We might say the narrow door is also the door of repentance. That is, just as it scrapes off all our own pride and sense of self-worth, it also requires us to repent of our sinful ways, to trust only in Christ and what He has done. You are not going to make it through the narrow door unscathed. You are faced with your sin, faced with your failings. You will come through the door stripped completely bare as empty-handed beggars. Clinging to Christ alone you make it through. Trusting in His promises you press through the narrow entryway. This is the gift of your faith. This is the great working of God in your midst here and now.
This is why, when the Master looks out at you and asks, “Where are you from?” you can answer, “I have come through the gift of Christ Jesus my Lord. I have come through a washing of regeneration where I was claimed as a child of God and heir of eternal life. I have come through the condemnation of my own sin, through the confession that I have lived as if God did not matter, and I mattered most. I have come through the hearing of the Word of forgiveness, through the proclamation that Jesus was sacrificed in my place. He was offered up to do what I could never do. I have come through failure and shame to confess I am saved by grace, through faith in Christ alone. I have come not by my own work, not by my wisdom or strength, but only through the blood of the Lamb. I have come through the One who has fed me with His body and blood for the forgiveness of all my sins. I have come through the narrow door!”

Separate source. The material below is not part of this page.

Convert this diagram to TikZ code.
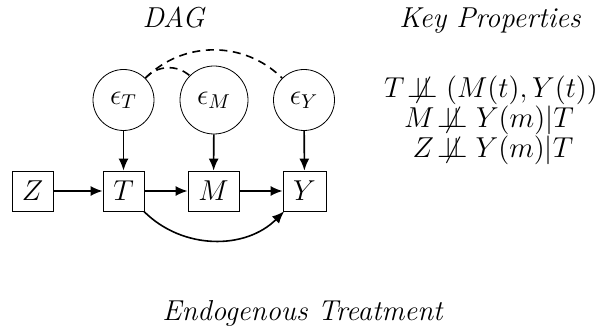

And though the door is narrow, our Lord says, “People will come from east and west, and from north and south, and recline at table in the Kingdom of God. And behold, some are last who will be first, and some are first who will be last.” Perhaps those being saved will be few in the grand scheme of things for the door is narrow. But it will still be a vast multitude from all over the world, a surprising gathering where the first are last and last first. There you will be welcomed by Abraham, Isaac, and Jacob and dwell securely in the presence of the Lamb for all eternity.